Do EV and hybrid vehicles use special tire sizes?+

Not special sizes, but often specific specifications. EVs are heavier than equivalent gas vehicles because of battery mass, so they typically use tires with higher load ratings. Rolling resistance matters more (it affects range), so many EVs use tires with lower rolling resistance compounds and specific tread patterns. Some EVs also use foam-lined tires to reduce road noise inside the cabin — noise that's more noticeable without an engine to mask it. When you replace tires on an EV, match not just the size but the rolling resistance rating and, ideally, the OEM tire model. Tesla, GM, Ford, and Hyundai EV models all publish approved replacement tires — start there and cross-check with your VIN lookup and door jamb sticker.
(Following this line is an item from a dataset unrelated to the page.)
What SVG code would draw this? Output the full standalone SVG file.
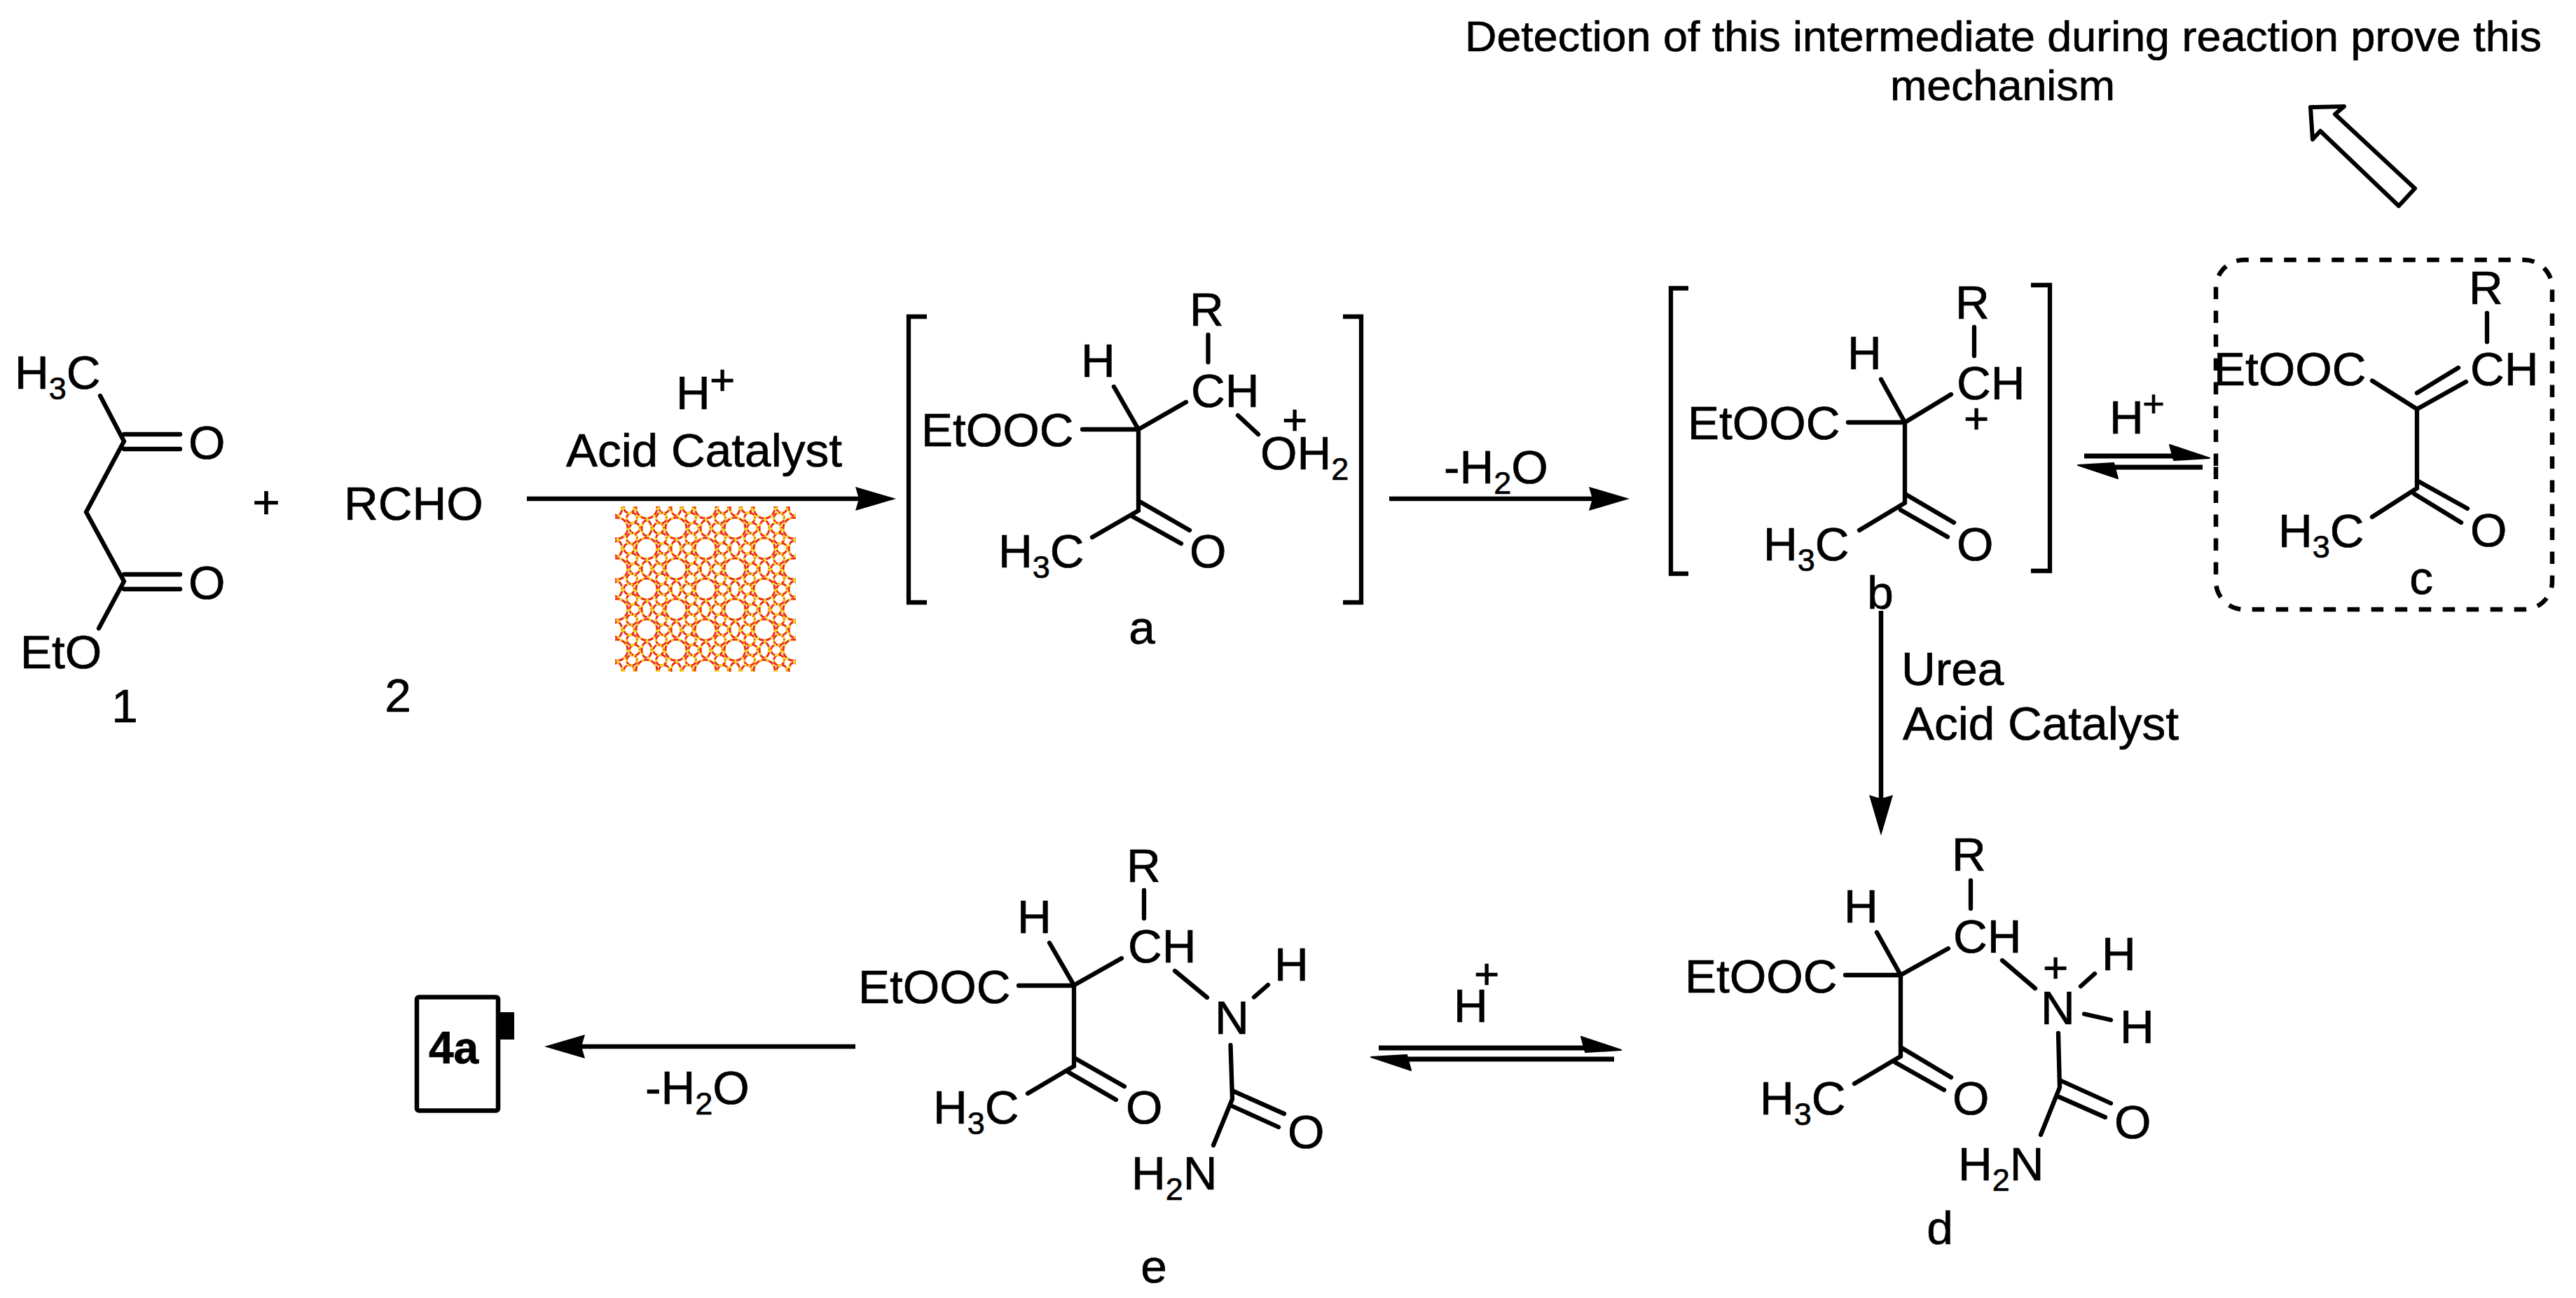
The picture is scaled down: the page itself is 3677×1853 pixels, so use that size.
<svg xmlns="http://www.w3.org/2000/svg" width="3677" height="1853" viewBox="0 0 3677 1853">
<style>
text{font-family:"Liberation Sans",Arial,sans-serif;font-size:67.5px;fill:#000;stroke:#000;stroke-width:.7}
.s{font-size:45px}
.sup{font-size:62px;text-anchor:middle}
.c{text-anchor:middle}
.b{stroke:#000;stroke-width:6.3;stroke-linecap:round;fill:none}
.br{stroke:#000;stroke-width:6.3;fill:none;stroke-linejoin:miter}
.ar{stroke:#000;stroke-width:6.5;fill:none}
.eq{stroke:#000;stroke-width:7;fill:none;marker-end:url(#harpoon)}
.head{marker-end:url(#head)}
.rr{fill:none;stroke:#ee2a1a;stroke-width:3}
.yy{fill:none;stroke:#f4d81c;stroke-width:3.4;stroke-dasharray:3.5 7}
</style>
<defs>
<marker id="head" markerUnits="userSpaceOnUse" viewBox="0 0 58 34" markerWidth="58" markerHeight="34" refX="5" refY="17" orient="auto"><path d="M0,0 L58,17 L0,34 L5,17 Z" fill="#000"/></marker>
<marker id="harpoon" markerUnits="userSpaceOnUse" viewBox="0 0 60 24" markerWidth="60" markerHeight="24" refX="7" refY="17" orient="auto"><path d="M1,1 L58,20 L7,23 Z" fill="#000" stroke="#000" stroke-width="2" stroke-linejoin="round"/></marker>
<g id="rings">
<circle cx="0" cy="0" r="15"/><circle cx="84" cy="0" r="15"/><circle cx="0" cy="58" r="15"/><circle cx="84" cy="58" r="15"/><circle cx="42" cy="29" r="15"/>
<ellipse cx="42" cy="0" rx="7" ry="11"/><ellipse cx="42" cy="58" rx="7" ry="11"/><ellipse cx="0" cy="29" rx="7" ry="11"/><ellipse cx="84" cy="29" rx="7" ry="11"/>
<circle cx="21" cy="14.5" r="7.5"/><circle cx="63" cy="14.5" r="7.5"/><circle cx="21" cy="43.5" r="7.5"/><circle cx="63" cy="43.5" r="7.5"/>
<circle cx="25" cy="0" r="7.5"/><circle cx="59" cy="0" r="7.5"/><circle cx="25" cy="58" r="7.5"/><circle cx="59" cy="58" r="7.5"/><circle cx="17" cy="29" r="7.5"/><circle cx="67" cy="29" r="7.5"/>
</g>
<pattern id="zeolite" patternUnits="userSpaceOnUse" x="923" y="783" width="84" height="58">
<use href="#rings" class="rr"/><use href="#rings" class="yy"/>
</pattern>
</defs>
<rect width="3677" height="1853" fill="#fff"/>

<g id="connectors">
<line class="ar head" x1="752" y1="712" x2="1226" y2="712"/>
<line class="ar head" x1="1983" y1="712" x2="2273" y2="712"/>
<line class="ar head" x1="2685" y1="872" x2="2685" y2="1140"/>
<line class="ar head" x1="1221" y1="1494" x2="830" y2="1494"/>
<line class="eq" x1="2975" y1="651" x2="3103" y2="651"/>
<line class="eq" x1="3144" y1="667" x2="3017" y2="667"/>
<line class="eq" x1="1968" y1="1496" x2="2263" y2="1496"/>
<line class="eq" x1="2304" y1="1512" x2="2008" y2="1512"/>
<path id="hollow-arrow" d="M3298,153 L3346,152 L3333,163 L3447,269 L3424,294 L3312,187 L3301,199 Z" fill="#fff" stroke="#000" stroke-width="6" stroke-linejoin="round"/>
</g>

<g id="note">
<text x="2091" y="73" style="font-size:61px" textLength="1537" lengthAdjust="spacingAndGlyphs">Detection of this intermediate during reaction prove this</text>
<text x="2698" y="143" style="font-size:61px" textLength="321" lengthAdjust="spacingAndGlyphs">mechanism</text>
</g>

<g id="compound-1">
<path class="b" d="M143,565 L177,630 L123,731 L177,830 L141,897"/>
<path class="b" d="M177,620 H257 M177,641 H257 M177,820 H257 M177,841 H257"/>
<text x="21" y="555">H<tspan class="s" dy="15">3</tspan><tspan dy="-15">C</tspan></text>
<text x="269" y="655">O</text>
<text x="269" y="855">O</text>
<text x="29" y="954">EtO</text>
<text class="c" x="178" y="1031">1</text>
</g>
<text id="plus" class="c" x="380" y="740">+</text>
<g id="compound-2">
<text x="491" y="742">RCHO</text>
<text class="c" x="568" y="1016">2</text>
</g>

<g id="reagents-1">
<text x="965" y="584">H</text>
<text class="sup" x="1031" y="563">+</text>
<text x="808" y="666">Acid Catalyst</text>
</g>
<g id="catalyst">
<rect x="878" y="723" width="258" height="236" fill="url(#zeolite)"/>
</g>

<g id="compound-a">
<path class="br" d="M1323,452 H1297 V860 H1323 M1917,452 H1943 V860 H1917"/>
<path class="b" d="M1724.5,478 V517 M1590,552 L1625,613 L1693,574 M1545,613 H1625 V729 L1559,767 M1625,715 L1698,757 M1616,737 L1686,776 M1767,593 L1796,620"/>
<text x="1698" y="465">R</text>
<text x="1700" y="581">CH</text>
<text x="1543" y="538">H</text>
<text x="1315" y="637">EtOOC</text>
<text x="1425" y="810">H<tspan class="s" dy="15">3</tspan><tspan dy="-15">C</tspan></text>
<text x="1698" y="810">O</text>
<text x="1799" y="670">OH<tspan class="s" dy="15">2</tspan></text>
<text class="sup" x="1848" y="620">+</text>
<text class="c" x="1630" y="919">a</text>
</g>

<g id="reagent-ab">
<text x="2061" y="690">-H<tspan class="s" dy="15">2</tspan><tspan dy="-15">O</tspan></text>
</g>

<g id="compound-b">
<path class="br" d="M2410,411.5 H2385 V819 H2410 M2899,407 H2926 V815 H2899"/>
<path class="b" d="M2818,467 V508 M2685,541.5 L2719,603 L2785,563 M2638,603 H2719 V718 L2654,757 M2719,705 L2789,746 M2713,728 L2780,766.5"/>
<text x="2791" y="455">R</text>
<text x="2793" y="570">CH</text>
<text x="2637" y="527">H</text>
<text class="sup" x="2821" y="618">+</text>
<text x="2409" y="627">EtOOC</text>
<text x="2517" y="800">H<tspan class="s" dy="15">3</tspan><tspan dy="-15">C</tspan></text>
<text x="2793" y="800">O</text>
<text class="c" x="2684" y="869">b</text>
</g>

<g id="reagent-bc">
<text x="3011" y="619">H</text>
<text class="sup" style="font-size:54px" x="3074" y="595">+</text>
</g>

<g id="compound-c">
<path d="M3163,665 V411 A40,40 0 0 1 3203,371 H3603 A40,40 0 0 1 3643,411 V830 A40,40 0 0 1 3603,870 H3203 A40,40 0 0 1 3163,830 Z" fill="none" stroke="#000" stroke-width="6.5" stroke-dasharray="17.5 16.5"/>
<path class="b" d="M3550,447 V488 M3386,543.5 L3450,584 L3520,545 M3450,561 L3509,525 M3450,584 V697 L3386,738 M3450,686 L3522,726 M3446,705 L3513,746"/>
<text x="3524" y="434">R</text>
<text x="3526" y="550">CH</text>
<text x="3160" y="550">EtOOC</text>
<text x="3252" y="781">H<tspan class="s" dy="15">3</tspan><tspan dy="-15">C</tspan></text>
<text x="3526" y="780">O</text>
<text class="c" x="3456" y="848">c</text>
</g>

<g id="reagents-bd">
<text x="2714" y="978">Urea</text>
<text x="2716" y="1056">Acid Catalyst</text>
</g>

<g id="compound-d">
<path class="b" d="M2813,1257 V1297 M2679,1331 L2713,1392 L2781,1354 M2634,1392 H2713 V1508 L2647,1547 M2713,1495 L2785,1538 M2705,1516.5 L2775,1556 M2858,1371 L2905,1411 M2990,1390 L2970,1408 M2975,1447.5 L3013,1456 M2938,1475 L2940,1552.5 L2913,1620 M2940,1542 L3013,1575 M2937,1565 L3005,1595"/>
<text x="2786" y="1243">R</text>
<text x="2788" y="1360">CH</text>
<text x="2632" y="1317">H</text>
<text x="2405" y="1417">EtOOC</text>
<text x="2512" y="1591">H<tspan class="s" dy="15">3</tspan><tspan dy="-15">C</tspan></text>
<text x="2787" y="1591">O</text>
<text x="2913" y="1462">N</text>
<text class="sup" x="2934" y="1402">+</text>
<text x="3000" y="1385">H</text>
<text x="3026" y="1489">H</text>
<text x="3018" y="1625">O</text>
<text x="2795" y="1685">H<tspan class="s" dy="15">2</tspan><tspan dy="-15">N</tspan></text>
<text class="c" x="2769" y="1776">d</text>
</g>

<g id="reagent-ed">
<text x="2075" y="1459">H</text>
<text class="sup" x="2122" y="1411">+</text>
</g>

<g id="compound-e">
<path class="b" d="M1633,1271 V1311 M1498,1346 L1533,1406.5 L1601,1368 M1454,1407 H1533 V1522 L1467,1561 M1533,1510 L1605,1551 M1524,1530 L1593,1570 M1677,1386 L1723,1424 M1810,1406 L1790,1423.5 M1756.5,1492 L1759,1569 L1732,1635 M1759,1557 L1833,1590 M1756.5,1578 L1825,1609"/>
<text x="1608" y="1259">R</text>
<text x="1610" y="1374">CH</text>
<text x="1452" y="1332">H</text>
<text x="1225" y="1432">EtOOC</text>
<text x="1332" y="1604">H<tspan class="s" dy="15">3</tspan><tspan dy="-15">C</tspan></text>
<text x="1607" y="1604">O</text>
<text x="1734" y="1476">N</text>
<text x="1819" y="1400">H</text>
<text x="1838" y="1639">O</text>
<text x="1615" y="1698">H<tspan class="s" dy="15">2</tspan><tspan dy="-15">N</tspan></text>
<text class="c" x="1647" y="1831">e</text>
</g>

<g id="reagent-e4a">
<text x="921" y="1576">-H<tspan class="s" dy="15">2</tspan><tspan dy="-15">O</tspan></text>
</g>

<g id="product-4a">
<rect x="595" y="1423.5" width="116" height="162" rx="3" fill="#fff" stroke="#000" stroke-width="6.5"/>
<rect x="714" y="1445" width="20" height="39" fill="#000"/>
<text x="612" y="1518" style="font-size:64px;font-weight:bold">4a</text>
</g>
</svg>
How does tire size affect my vehicle's warranty?+

Running non-OEM tire sizes doesn't automatically void your warranty — that's a common misconception. However, damage or malfunction that results from non-OEM tires is not covered. If you plus-size to 22-inch wheels and low-profile tires and a pothole damages the suspension because of reduced sidewall cushioning, the suspension repair isn't covered. Same for premature tread wear on all-season tires that were substituted for OEM summer performance tires. TPMS malfunctions caused by incompatible aftermarket wheels are also not covered. The safest approach is to keep OEM tire specs for normal driving, and if you must deviate (winter tires, off-road, performance), stay within the manufacturer's approved size options published in the owner's manual.